Ülkemizde üniversitelerin sayısının artmasının, gençlerimizin eğitimde istediklerini elde edip meslek sahibi olmaları açısından önemli olduğunu söyleriz. Hatta bu üniversitelerden mezun olan gençlere kısa zamanda iş alanları oluşturulup, ülke kalkınmasında onların da yer alması gerektiğini anlatır dururuz. Ancak gençlerin yemek yemek için yaptıkları başkaldırı, sorunlar yumağının hiç de küçük olmadığını, geçmişten günümüze artarak devam ettiğini gözümüzü soktu.
Üniversiteye başlamak, hayatın anlamını anlamaya, üstesinden gelinemeyecek silsilelerden kurtulmaya, ya da boğulmaya çalışmak. Bilinmeyenin ötesindeki her cins insanla tanışmak, yeni ortamlara akmak, kendini bir şey hissetmeye başlamak, tipini, şeklini, şemalini değiştirmeye başlamak…
Yeni bir yola çıkmak geleceğe adım atmak. İşte öyle bir şey…
Lisede okuyan öğrencilerin birinci hedefi üniversiteye girmektir. Peki, üniversiteye giren öğrencilerin hedefi nedir? Onlar da verilen eğitime güvenmeyip işe girmek için KPSS barajını geçmeyi, iş sahibi olmayı düşünür.
Bugün ülkemizdeki istihdam sorunu çığ gibi büyürken, eğitimlerine devam eden öğrencilerin ne tür sorunlarla boğuştuğunun yalnızca kendileri ve aileleri farkındadır. Ancak gençlerin yemek yemek, insan yaşamının en doğal ihtiyaçlarından birini gidermek için bile sorunları varsa, bu ülkede şunu yaptık bunu yaptık demenin de anlamsız kaldığını görürsünüz.
Birçok öğrencinin hem eğitimini, hem de yaşamını devam ettirebilmek için okul dışında çalışmak için iş aradığını restoranlarda kafelerde çalıştığını hepimiz biliriz. Anne babalar da çocuklarının yaşadıkları, eğitim aldıkları şehirlerde sıkıntıda kalmamaları için maddi manevi her türlü desteği vermeye çalışırlar.
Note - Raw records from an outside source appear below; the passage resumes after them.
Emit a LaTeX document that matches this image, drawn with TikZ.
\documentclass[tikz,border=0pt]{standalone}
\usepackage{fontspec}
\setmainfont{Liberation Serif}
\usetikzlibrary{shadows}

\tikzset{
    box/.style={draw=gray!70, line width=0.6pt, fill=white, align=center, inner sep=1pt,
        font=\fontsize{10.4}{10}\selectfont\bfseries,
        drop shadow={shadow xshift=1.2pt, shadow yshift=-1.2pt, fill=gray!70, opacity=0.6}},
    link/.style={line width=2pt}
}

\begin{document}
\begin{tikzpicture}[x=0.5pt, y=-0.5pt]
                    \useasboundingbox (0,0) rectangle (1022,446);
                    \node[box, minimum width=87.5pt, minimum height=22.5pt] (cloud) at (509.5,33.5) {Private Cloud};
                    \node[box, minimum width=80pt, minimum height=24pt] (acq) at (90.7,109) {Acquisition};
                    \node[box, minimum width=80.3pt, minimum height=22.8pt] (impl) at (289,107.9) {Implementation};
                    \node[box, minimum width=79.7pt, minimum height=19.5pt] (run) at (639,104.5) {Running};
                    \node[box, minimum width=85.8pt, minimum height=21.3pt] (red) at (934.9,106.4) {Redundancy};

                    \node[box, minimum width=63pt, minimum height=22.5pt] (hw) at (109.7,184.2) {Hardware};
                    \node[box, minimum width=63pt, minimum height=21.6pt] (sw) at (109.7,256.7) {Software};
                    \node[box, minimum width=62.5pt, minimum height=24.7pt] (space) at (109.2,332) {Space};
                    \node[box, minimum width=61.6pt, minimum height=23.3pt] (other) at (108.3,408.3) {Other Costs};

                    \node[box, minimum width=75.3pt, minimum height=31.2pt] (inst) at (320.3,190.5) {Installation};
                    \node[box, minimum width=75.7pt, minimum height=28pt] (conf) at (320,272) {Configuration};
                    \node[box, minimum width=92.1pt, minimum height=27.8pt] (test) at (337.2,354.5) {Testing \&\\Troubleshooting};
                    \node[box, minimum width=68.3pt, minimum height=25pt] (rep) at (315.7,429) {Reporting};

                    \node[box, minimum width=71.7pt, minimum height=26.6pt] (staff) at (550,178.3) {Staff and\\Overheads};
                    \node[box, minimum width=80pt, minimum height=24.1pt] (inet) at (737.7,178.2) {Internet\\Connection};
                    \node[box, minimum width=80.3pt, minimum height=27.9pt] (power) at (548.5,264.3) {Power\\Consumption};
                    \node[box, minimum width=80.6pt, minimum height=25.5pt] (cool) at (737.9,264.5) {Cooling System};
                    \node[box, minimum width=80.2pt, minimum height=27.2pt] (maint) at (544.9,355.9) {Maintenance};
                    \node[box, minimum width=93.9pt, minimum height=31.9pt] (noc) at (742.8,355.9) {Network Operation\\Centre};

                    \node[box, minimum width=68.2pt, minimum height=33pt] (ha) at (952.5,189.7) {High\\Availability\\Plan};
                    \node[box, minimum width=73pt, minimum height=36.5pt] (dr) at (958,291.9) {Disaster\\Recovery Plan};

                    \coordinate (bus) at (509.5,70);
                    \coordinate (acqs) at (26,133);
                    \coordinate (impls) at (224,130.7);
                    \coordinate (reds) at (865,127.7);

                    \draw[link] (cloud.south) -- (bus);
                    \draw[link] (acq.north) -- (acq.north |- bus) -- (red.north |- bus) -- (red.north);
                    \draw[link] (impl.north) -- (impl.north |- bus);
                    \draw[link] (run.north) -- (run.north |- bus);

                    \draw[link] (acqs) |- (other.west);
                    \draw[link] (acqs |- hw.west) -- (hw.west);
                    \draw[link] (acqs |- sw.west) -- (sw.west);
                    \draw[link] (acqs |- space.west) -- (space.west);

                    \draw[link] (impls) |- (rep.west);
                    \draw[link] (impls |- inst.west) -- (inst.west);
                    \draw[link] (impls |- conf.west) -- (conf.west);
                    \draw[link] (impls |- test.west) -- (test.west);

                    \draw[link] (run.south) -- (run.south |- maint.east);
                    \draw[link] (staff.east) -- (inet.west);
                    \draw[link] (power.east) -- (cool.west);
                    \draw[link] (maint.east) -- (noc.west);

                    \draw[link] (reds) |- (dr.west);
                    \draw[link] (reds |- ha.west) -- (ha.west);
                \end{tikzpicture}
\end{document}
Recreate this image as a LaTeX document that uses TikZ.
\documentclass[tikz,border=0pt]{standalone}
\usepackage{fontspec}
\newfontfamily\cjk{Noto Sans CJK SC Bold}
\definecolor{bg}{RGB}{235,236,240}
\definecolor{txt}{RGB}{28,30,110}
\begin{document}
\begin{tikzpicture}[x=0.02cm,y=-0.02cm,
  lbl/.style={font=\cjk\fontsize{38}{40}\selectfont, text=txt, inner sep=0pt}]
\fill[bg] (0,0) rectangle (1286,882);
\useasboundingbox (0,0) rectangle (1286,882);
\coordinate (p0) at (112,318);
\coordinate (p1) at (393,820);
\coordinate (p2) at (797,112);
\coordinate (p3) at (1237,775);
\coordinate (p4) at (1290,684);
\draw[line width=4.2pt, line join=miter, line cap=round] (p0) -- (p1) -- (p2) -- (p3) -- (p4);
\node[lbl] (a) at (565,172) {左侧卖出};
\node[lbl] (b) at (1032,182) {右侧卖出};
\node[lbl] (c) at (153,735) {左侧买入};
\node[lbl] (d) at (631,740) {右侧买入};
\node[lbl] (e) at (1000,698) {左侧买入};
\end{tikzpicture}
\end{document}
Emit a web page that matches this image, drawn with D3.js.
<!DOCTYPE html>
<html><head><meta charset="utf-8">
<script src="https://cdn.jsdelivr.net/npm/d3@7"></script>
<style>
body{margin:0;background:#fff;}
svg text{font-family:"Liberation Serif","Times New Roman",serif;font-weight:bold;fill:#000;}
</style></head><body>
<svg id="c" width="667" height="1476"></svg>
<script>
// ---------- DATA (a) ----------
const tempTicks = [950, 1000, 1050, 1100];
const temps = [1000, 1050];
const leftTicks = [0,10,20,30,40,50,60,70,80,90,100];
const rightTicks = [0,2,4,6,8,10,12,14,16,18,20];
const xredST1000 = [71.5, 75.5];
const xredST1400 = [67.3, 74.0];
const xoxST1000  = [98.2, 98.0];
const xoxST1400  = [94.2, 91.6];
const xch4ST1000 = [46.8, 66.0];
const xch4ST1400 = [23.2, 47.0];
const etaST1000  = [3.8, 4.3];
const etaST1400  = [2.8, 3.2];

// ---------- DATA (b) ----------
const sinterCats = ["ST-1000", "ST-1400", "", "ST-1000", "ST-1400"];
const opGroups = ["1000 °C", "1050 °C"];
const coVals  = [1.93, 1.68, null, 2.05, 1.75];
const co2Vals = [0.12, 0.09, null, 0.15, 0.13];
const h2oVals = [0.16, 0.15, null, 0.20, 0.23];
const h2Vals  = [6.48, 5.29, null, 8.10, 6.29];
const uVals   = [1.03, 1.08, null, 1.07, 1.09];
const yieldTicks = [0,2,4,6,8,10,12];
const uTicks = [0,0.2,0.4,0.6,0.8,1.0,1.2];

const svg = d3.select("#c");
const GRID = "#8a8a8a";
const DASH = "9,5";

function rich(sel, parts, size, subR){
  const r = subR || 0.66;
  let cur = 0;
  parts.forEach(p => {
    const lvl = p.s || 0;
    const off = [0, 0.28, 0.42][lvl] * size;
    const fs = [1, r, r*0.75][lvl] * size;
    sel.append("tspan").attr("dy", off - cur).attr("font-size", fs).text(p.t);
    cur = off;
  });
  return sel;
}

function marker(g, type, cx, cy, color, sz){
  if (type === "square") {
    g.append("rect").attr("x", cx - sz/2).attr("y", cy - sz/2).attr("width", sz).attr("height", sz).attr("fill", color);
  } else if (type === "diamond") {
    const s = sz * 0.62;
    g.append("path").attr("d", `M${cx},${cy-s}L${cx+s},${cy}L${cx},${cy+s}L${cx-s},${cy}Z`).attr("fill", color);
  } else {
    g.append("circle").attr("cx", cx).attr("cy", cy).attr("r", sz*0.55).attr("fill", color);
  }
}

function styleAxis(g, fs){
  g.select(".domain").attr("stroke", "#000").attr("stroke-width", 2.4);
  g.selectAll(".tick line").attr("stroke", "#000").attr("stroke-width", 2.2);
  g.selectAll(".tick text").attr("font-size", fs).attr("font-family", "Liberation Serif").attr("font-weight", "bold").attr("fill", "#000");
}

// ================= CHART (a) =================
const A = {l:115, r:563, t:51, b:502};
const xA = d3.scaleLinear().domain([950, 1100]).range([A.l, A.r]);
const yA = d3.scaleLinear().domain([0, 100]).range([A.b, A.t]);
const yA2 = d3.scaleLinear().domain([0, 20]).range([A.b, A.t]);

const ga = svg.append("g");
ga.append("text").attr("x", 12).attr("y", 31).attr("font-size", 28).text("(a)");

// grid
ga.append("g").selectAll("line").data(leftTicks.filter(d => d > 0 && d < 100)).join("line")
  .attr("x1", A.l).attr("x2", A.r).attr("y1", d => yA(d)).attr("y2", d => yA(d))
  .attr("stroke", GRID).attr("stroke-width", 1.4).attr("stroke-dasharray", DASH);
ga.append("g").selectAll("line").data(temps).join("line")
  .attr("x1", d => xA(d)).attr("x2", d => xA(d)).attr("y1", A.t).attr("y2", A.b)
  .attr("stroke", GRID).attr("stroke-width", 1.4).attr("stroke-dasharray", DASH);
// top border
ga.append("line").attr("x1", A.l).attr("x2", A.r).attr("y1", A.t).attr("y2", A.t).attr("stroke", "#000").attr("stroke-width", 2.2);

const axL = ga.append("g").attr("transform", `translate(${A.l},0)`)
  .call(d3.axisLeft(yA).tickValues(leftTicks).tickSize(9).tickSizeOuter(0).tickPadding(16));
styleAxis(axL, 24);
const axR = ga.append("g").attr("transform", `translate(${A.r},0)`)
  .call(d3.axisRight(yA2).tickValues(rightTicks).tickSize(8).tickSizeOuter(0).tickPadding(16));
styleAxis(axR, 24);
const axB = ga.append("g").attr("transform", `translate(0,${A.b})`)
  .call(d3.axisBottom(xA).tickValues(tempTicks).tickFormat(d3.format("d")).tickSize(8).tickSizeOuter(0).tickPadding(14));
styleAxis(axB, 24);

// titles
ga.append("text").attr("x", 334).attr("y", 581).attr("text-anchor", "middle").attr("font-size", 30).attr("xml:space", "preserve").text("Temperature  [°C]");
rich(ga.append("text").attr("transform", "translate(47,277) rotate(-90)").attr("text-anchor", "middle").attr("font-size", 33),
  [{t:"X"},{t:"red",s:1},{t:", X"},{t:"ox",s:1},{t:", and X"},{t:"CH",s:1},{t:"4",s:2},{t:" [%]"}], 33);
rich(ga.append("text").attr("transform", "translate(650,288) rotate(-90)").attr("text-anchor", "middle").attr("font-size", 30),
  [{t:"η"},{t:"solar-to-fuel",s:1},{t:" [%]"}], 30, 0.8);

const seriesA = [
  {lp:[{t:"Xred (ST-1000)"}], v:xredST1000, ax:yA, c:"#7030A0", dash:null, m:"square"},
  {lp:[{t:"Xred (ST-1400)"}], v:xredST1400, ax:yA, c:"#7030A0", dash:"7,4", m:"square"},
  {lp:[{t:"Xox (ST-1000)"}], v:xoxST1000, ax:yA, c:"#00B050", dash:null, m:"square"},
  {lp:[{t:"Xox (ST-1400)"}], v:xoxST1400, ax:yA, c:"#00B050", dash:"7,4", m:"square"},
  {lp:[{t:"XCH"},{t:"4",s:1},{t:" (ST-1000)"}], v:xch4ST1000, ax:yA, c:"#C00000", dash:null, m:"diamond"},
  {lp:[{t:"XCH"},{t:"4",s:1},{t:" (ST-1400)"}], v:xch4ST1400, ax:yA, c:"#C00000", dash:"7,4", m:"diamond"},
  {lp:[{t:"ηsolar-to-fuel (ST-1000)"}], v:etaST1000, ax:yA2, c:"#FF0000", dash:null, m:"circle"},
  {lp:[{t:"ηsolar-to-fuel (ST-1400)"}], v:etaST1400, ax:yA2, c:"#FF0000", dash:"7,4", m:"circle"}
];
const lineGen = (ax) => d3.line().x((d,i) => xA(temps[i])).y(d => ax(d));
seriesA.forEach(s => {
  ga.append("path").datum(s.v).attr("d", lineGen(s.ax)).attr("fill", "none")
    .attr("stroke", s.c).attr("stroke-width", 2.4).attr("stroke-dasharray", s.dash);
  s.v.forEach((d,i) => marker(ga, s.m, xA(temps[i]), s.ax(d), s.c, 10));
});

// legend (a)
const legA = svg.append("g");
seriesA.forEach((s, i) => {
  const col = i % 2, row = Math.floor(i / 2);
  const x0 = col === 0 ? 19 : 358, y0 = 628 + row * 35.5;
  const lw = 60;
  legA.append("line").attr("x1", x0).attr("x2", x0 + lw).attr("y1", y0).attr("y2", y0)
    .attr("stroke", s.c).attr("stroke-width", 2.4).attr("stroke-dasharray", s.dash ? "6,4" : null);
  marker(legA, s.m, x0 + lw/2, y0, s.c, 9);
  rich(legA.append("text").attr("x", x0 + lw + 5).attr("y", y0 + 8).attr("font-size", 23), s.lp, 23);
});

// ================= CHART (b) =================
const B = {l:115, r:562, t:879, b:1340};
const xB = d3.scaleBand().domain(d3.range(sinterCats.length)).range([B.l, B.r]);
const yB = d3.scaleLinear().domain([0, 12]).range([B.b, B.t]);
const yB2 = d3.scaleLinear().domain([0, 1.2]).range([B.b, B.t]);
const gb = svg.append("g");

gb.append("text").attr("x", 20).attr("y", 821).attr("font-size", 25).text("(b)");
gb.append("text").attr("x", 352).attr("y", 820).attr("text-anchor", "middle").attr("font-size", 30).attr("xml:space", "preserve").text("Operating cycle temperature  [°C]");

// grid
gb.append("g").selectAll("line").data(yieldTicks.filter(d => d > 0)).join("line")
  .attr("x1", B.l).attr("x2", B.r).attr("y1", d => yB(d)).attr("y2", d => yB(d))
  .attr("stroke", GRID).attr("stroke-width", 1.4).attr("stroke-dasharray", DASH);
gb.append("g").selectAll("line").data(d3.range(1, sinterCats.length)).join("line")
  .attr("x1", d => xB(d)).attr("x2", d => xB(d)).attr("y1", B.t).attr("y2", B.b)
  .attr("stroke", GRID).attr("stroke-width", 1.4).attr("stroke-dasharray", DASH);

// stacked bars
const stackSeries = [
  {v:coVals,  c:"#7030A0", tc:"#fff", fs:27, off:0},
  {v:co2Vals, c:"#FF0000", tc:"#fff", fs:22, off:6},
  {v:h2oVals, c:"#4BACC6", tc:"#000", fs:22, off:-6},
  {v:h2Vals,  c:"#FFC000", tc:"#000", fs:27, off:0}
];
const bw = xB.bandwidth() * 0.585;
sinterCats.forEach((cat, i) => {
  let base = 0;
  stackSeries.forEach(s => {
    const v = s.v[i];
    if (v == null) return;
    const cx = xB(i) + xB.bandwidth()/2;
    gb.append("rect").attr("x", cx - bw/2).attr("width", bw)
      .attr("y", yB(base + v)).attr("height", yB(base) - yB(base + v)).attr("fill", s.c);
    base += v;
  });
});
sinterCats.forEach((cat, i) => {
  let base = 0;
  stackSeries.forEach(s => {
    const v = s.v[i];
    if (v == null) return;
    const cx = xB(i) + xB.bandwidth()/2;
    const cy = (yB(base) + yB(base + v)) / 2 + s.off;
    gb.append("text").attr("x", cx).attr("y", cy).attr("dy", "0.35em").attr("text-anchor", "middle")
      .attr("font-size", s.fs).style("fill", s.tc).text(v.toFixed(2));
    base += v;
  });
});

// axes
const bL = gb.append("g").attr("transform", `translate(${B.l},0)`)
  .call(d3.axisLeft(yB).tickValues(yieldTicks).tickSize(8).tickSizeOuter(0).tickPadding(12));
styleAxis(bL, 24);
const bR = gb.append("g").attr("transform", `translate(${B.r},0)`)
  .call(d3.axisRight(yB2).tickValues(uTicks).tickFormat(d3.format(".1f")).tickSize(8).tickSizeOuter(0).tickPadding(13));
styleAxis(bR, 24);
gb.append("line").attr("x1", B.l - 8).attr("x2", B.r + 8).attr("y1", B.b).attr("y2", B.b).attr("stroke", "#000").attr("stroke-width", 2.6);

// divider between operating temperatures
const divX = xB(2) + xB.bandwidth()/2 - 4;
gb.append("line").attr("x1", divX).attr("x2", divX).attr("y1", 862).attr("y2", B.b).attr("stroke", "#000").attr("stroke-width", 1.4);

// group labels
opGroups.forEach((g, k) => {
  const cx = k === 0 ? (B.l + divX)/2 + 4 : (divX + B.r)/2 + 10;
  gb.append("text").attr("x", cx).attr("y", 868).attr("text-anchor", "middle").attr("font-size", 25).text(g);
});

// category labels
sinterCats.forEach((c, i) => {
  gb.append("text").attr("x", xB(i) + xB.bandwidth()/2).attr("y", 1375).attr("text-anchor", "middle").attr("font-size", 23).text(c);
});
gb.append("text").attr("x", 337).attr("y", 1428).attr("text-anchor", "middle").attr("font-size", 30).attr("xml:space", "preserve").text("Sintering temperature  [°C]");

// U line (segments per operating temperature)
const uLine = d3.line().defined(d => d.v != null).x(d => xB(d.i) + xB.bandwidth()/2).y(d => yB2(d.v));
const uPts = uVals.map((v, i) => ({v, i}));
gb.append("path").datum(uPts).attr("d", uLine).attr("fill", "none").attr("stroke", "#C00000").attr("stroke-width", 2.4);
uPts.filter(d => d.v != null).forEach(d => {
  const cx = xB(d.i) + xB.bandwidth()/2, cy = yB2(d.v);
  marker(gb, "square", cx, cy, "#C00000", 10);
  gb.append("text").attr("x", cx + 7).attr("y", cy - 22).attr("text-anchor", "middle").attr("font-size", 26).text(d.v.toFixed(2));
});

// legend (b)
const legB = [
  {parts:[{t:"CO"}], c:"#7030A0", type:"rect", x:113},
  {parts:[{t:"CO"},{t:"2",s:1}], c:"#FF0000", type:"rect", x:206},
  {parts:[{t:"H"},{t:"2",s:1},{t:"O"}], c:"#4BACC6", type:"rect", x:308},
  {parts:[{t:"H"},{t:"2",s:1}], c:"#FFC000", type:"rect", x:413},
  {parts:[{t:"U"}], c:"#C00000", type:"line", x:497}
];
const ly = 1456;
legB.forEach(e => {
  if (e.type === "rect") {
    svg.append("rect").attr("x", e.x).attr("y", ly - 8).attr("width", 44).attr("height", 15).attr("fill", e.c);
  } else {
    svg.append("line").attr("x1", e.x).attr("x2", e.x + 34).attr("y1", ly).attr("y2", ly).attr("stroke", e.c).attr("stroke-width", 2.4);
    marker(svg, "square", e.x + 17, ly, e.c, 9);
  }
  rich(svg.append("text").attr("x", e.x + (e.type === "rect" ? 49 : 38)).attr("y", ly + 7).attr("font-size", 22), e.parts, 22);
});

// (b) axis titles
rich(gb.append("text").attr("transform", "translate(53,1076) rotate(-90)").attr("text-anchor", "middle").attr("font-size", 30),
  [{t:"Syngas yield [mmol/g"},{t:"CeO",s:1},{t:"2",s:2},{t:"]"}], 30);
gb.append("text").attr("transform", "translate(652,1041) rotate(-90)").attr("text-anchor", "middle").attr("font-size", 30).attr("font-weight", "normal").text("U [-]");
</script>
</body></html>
Özellikle dar gelirli ailelerin başka illerde çocuklarını eğitime göndermesi daha da bir zordur. Öncelikli olarak ebeveynlerin çocuğum güvende mi sorgusu varken, bugün gelinen noktada çocuğum aç mı diye de düşünmesi gerekiyor.
Üniversiteli gençlerin hangi lokanta daha ucuz, bugün tostla karnımı doyurayım diye düşünmekten öte, eğitimini aldığım ileride tüm yaşamıma şekil verecek olan mesleğimle ilgili kendimi nasıl geliştirebilirim çabaları olmalı. Belki de bilmediğimiz kaç öğrenci cebinde parası olmadığı için geceyi aç geçirdi. Bu çocuklardan kendilerini geliştirmelerini bekleyebilir miyiz? Tabi ki hayır. Siz onlardan sorumlu olan yetkililer, gençlerin kendilerini geliştirebilmeleri için yollarını açın. Onların daha iyi yarınlara sahip olabilmeleri için, hem sosyal, hem kültürel, hem de iş yaşamında başarılı olmaları için kapanan kapıları açın.
Gençler açlık ya da adını ne koyarsanız koyun beslenme sorunlarıyla değil, bilimsel araştırmalarla, yeni bir dil öğrenmeyle, mesleki tecrübe edinmek için uygulama alanlarında çalışarak o dört yılı tamamlasın. Mezun olan gençler, işsizlikle boğuşmasın. Her gün hepiniz şahit oluyorsunuz. Atanamayanlar, yıllardır iş bulamadığı için bunalımda olanlar vs. vs.
Artık bütün bunları görmek istemiyoruz. Gençlerimiz gerçek anlamda eğitilsin, geleceğe umutla bakabilsin, girdikleri yolda engellerle karşılaşmasın.
Her ne kadar enerji savaşlarının başladığını görsek de gençlerimizin yarınlarının aydınlık olmasını istiyoruz.